ASF France, par l'intermédiaire de son avocat dévoué, Me Chigozie Ikedima, a pris en charge le dossier de M. Abiodun et a engagé une procédure devant la Cour de justice de la CEDEAO. La requête (n° ECW/CCJ/APP/56/22), déposée le 28 novembre 2022, demandait qu'il soit déclaré que la détention prolongée de M. Abiodun violait ses droits fondamentaux. Le défendeur, la République fédérale du Nigeria, a initialement nié l'existence du SARS et des dossiers relatifs à la détention de M. Abiodun, affirmant même que le mandat de détention provisoire était falsifié. Cependant, l'équipe juridique d'ASF France a rapidement répliqué en fournissant une copie certifiée conforme du mandat de détention provisoire obtenu auprès des services pénitentiaires nigérians, qui réfutait de manière décisive les tentatives du défendeur de se soustraire à ses responsabilités. L'affaire a été examinée au fond le 26 septembre 2024, ce qui a conduit au jugement virtuel rendu le 15 mai 2025.

Au cours de la procédure, la Cour a fermement rejeté l'argument du défendeur selon lequel la demande était « prescrite », réitérant sa jurisprudence constante selon laquelle le délai de prescription prévu à l'article 9, paragraphe 3, du Protocole s'applique uniquement à la responsabilité extracontractuelle et non aux affaires relatives aux droits de l'homme.
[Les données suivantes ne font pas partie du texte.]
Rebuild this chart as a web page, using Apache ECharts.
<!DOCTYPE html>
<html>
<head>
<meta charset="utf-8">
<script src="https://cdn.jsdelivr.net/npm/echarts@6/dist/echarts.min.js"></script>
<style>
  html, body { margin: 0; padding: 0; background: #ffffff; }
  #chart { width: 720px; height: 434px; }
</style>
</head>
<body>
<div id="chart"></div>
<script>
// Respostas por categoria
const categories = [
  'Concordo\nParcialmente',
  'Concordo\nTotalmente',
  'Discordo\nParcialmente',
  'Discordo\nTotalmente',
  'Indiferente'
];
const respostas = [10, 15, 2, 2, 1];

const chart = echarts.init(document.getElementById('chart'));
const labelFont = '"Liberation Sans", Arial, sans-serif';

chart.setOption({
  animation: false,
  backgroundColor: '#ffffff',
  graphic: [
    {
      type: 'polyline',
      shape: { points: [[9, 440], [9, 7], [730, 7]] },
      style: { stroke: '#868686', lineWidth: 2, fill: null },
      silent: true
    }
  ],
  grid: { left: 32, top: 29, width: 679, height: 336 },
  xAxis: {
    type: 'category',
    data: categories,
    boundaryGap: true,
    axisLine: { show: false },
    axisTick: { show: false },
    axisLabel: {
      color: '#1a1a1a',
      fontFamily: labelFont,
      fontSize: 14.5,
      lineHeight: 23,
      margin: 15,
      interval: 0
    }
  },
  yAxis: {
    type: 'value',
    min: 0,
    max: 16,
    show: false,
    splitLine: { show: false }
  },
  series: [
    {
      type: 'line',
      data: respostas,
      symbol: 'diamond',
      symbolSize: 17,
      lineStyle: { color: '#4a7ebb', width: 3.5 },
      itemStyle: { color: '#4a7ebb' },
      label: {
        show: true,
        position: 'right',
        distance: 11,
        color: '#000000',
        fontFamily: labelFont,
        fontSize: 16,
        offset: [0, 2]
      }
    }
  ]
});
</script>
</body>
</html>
La Cour a rendu un verdict sans appel :

  • L'existence indéniable du SARS : La Cour a jugé que le déni de l'existence du SARS par le défendeur était « de mauvaise foi et sans fondement », reconnaissant qu'il s'agissait d'une unité des forces de police nigérianes.
  • Une déclaration selon laquelle la République fédérale du Nigéria a violé les droits de M. Abiodun à la liberté personnelle, à la liberté de circulation, à un procès équitable dans un délai raisonnable et à la non-soumission à des traitements inhumains et dégradants.
  • Une ordonnance enjoignant à la République fédérale du Nigéria de libérer sans condition Moses Abiodun du Centre correctionnel nigérian de Kirikiri, à Lagos, où il était détenu injustement depuis 16 ans.
  • Une ordonnance enjoignant au défendeur de verser une indemnisation à M. Abiodun pour sa détention illégale. Le requérant avait demandé une somme de 20 000 000,00 NGN (vingt millions de nairas) à titre de dommages-intérêts.
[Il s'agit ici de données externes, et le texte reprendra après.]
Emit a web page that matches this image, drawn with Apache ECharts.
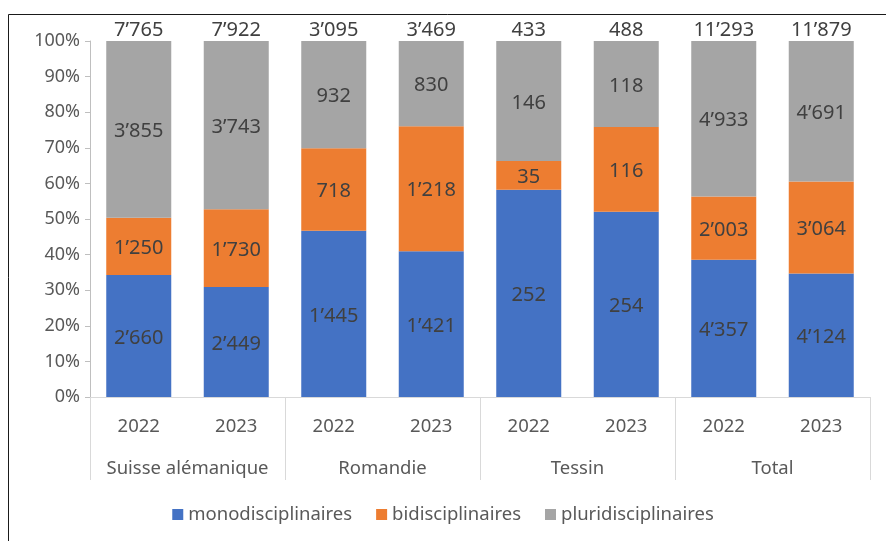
<!DOCTYPE html>
<html>
<head>
<meta charset="utf-8">
<script src="https://cdn.jsdelivr.net/npm/echarts@6/dist/echarts.min.js"></script>
<style>
  html, body { margin: 0; padding: 0; background: #fff; }
  #chart { width: 886px; height: 541px; }
</style>
</head>
<body>
<div id="chart"></div>
<script>
// données
var years = ['2022', '2023', '2022', '2023', '2022', '2023', '2022', '2023']
var regions = ['Suisse alémanique', 'Romandie', 'Tessin', 'Total']
var mono = [2660, 2449, 1445, 1421, 252, 254, 4357, 4124]
var bi = [1250, 1730, 718, 1218, 35, 116, 2003, 3064]
var pluri = [3855, 3743, 932, 830, 146, 118, 4933, 4691]
var yTicks = [0, 10, 20, 30, 40, 50, 60, 70, 80, 90, 100]

var totals = mono.map(function (v, i) { return v + bi[i] + pluri[i] })

function fmt(n) {
  return String(n).replace(/\B(?=(\d{3})+(?!\d))/g, '’')
}
function pct(arr) {
  return arr.map(function (v, i) { return v / totals[i] * 100 })
}

var font = 'Noto Sans'
var textColor = '#404040'

function barSeries(name, raw, color) {
  return {
    name: name,
    type: 'bar',
    stack: 'all',
    barWidth: 65,
    itemStyle: { color: color },
    label: {
      show: true,
      position: 'inside',
      offset: [0, 2],
      color: textColor,
      fontFamily: font,
      fontSize: 20,
      formatter: function (p) { return fmt(raw[p.dataIndex]) }
    },
    data: pct(raw)
  }
}

var chart = echarts.init(document.getElementById('chart'))
chart.setOption({
  animation: false,
  backgroundColor: '#fff',
  textStyle: { fontFamily: font },
  graphic: [
    { type: 'line', shape: { x1: 8.5, y1: 14.5, x2: 886, y2: 14.5 }, style: { stroke: '#1a1a1a', lineWidth: 1 } },
    { type: 'line', shape: { x1: 8.5, y1: 14.5, x2: 8.5, y2: 541 }, style: { stroke: '#1a1a1a', lineWidth: 1 } }
  ],
  grid: { left: 90, right: 16, top: 41, bottom: 144 },
  legend: {
    data: ['monodisciplinaires', 'bidisciplinaires', 'pluridisciplinaires'],
    bottom: 12,
    left: 'center',
    icon: 'rect',
    itemWidth: 11,
    itemHeight: 11,
    itemGap: 24,
    textStyle: { color: '#595959', fontSize: 18.5, fontFamily: font }
  },
  xAxis: [
    {
      type: 'category',
      data: years,
      axisLine: { lineStyle: { color: '#d9d9d9' } },
      axisTick: { show: false },
      axisLabel: { color: '#595959', fontSize: 18.5, margin: 20, interval: 0 }
    },
    {
      type: 'category',
      data: regions,
      position: 'bottom',
      axisLine: { show: false },
      axisTick: { show: true, length: 83, lineStyle: { color: '#d9d9d9' } },
      axisLabel: { color: '#595959', fontSize: 18.5, margin: 62, interval: 0 }
    }
  ],
  yAxis: {
    type: 'value',
    min: yTicks[0],
    max: yTicks[yTicks.length - 1],
    interval: 10,
    axisLine: { show: true, lineStyle: { color: '#bfbfbf' } },
    axisTick: { show: true, length: 5, lineStyle: { color: '#bfbfbf' } },
    splitLine: { show: false },
    axisLabel: { color: '#595959', fontSize: 18, margin: 10, formatter: '{value}%' }
  },
  series: [
    barSeries('monodisciplinaires', mono, '#4472C4'),
    barSeries('bidisciplinaires', bi, '#ED7D31'),
    barSeries('pluridisciplinaires', pluri, '#A5A5A5'),
    {
      name: 'total',
      type: 'bar',
      stack: 'all',
      barWidth: 65,
      itemStyle: { color: 'transparent' },
      label: {
        show: true,
        position: 'top',
        distance: 1,
        color: textColor,
        fontFamily: font,
        fontSize: 20,
        formatter: function (p) { return fmt(totals[p.dataIndex]) }
      },
      data: totals.map(function () { return 0 })
    }
  ]
})
</script>
</body>
</html>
La Cour s'est appuyée sur sa propre jurisprudence et sur des précédents internationaux pertinents, tels que Commission africaine c. Libye, Gregory J Todd c. République fédérale du Nigeria et Haregewoin Gabre-Selassie et IHRDA (au nom d'anciens fonctionnaires du Dergue) c. Éthiopie, renforçant l'illégalité de la détention arbitraire et prolongée. Elle s'est également appuyée sur le droit international et régional en matière de droits de l'homme, en citant :

  • Charte africaine des droits de l'homme et des peuples : en particulier l'article 6 (droit à la liberté), l'article 12(1) (liberté de circulation), l'article 7(1)(d) (droit à un procès équitable dans un délai raisonnable) et l'article 5 (interdiction des traitements cruels, inhumains ou dégradants).
  • Pacte international relatif aux droits civils et politiques (PIDCP) : articles 9 (liberté et sécurité de la personne), 12(1) (liberté de circulation) et 7 (interdiction de la torture ou des traitements cruels, inhumains ou dégradants).
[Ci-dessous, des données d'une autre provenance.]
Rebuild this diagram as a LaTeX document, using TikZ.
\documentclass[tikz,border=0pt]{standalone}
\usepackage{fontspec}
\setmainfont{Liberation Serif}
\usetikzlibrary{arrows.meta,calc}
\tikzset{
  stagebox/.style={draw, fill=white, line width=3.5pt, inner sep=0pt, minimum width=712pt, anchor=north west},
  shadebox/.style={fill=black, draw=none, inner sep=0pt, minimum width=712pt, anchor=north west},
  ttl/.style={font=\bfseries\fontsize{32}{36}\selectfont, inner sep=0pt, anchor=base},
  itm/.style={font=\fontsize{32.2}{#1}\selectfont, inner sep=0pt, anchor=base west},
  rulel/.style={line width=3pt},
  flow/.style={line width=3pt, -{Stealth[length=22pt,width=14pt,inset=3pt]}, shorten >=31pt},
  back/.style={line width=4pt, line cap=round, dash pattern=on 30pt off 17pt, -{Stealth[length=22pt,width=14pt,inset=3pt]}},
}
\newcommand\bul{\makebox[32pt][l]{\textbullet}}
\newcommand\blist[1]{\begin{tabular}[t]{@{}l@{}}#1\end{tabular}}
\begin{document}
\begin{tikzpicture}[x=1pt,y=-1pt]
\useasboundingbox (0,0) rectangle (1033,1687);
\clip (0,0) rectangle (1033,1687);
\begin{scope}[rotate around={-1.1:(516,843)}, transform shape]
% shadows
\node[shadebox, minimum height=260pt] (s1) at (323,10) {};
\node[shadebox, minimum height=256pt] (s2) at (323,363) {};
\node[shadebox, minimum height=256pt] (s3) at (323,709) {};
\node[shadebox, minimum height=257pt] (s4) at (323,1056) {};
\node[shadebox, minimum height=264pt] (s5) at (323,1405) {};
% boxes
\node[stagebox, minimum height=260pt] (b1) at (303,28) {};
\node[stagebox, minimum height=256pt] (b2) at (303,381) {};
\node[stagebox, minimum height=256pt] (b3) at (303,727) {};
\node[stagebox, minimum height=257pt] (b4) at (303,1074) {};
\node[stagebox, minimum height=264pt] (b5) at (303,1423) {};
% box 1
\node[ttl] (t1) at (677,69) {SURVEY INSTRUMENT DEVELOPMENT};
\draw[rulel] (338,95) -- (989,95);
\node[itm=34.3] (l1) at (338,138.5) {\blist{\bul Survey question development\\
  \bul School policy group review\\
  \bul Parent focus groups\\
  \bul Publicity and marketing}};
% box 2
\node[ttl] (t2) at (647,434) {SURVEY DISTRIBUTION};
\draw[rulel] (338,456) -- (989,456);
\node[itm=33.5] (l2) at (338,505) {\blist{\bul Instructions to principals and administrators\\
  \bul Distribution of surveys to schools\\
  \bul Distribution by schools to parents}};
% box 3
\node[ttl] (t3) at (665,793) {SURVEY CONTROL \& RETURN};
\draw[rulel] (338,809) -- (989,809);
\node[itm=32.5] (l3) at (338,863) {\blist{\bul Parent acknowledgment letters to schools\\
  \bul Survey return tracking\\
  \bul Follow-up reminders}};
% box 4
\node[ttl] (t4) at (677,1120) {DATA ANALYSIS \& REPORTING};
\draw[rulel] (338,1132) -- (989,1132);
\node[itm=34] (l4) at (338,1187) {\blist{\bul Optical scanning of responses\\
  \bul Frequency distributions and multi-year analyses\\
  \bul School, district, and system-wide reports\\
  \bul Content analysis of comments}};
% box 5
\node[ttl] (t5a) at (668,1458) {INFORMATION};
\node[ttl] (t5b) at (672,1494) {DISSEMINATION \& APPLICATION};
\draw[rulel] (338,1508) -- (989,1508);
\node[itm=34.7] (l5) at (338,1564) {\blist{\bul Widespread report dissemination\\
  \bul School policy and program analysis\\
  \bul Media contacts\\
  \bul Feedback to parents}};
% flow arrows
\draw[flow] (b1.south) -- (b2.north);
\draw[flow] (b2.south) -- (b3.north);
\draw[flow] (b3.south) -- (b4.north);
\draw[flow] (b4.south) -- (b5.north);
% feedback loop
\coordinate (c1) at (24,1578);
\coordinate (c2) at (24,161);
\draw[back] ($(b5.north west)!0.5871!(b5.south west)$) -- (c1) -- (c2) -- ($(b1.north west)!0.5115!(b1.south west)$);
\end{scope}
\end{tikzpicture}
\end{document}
Avec une lueur d'espoir et s'exprimant lors d'une conférence de presse à huis clos, la directrice nationale d'ASF France au Nigeria, Angela Uwandu Uzoma-Iwuchukwu, a souligné l'importance de ce jugement favorable en déclarant : « Ce jugement est une affirmation forte de l'État de droit et témoigne de la résilience des défenseurs des droits humains. La libération de Moses Abiodun après 16 ans d'injustice flagrante rappelle de manière cruciale qu'aucun individu ne doit être oublié ou privé de ses droits fondamentaux, et que les États doivent être tenus responsables de leurs actes. Cela marque une étape importante vers la garantie de la justice pour les victimes de violations des droits humains dans la région de la CEDEAO et réaffirme le rôle essentiel de la Cour de justice communautaire dans la défense des droits humains. »

Angela Uwandu Uzoma-Iwuchukwu, Directrice du bureau Nigéria, Avocats Sans Frontières France.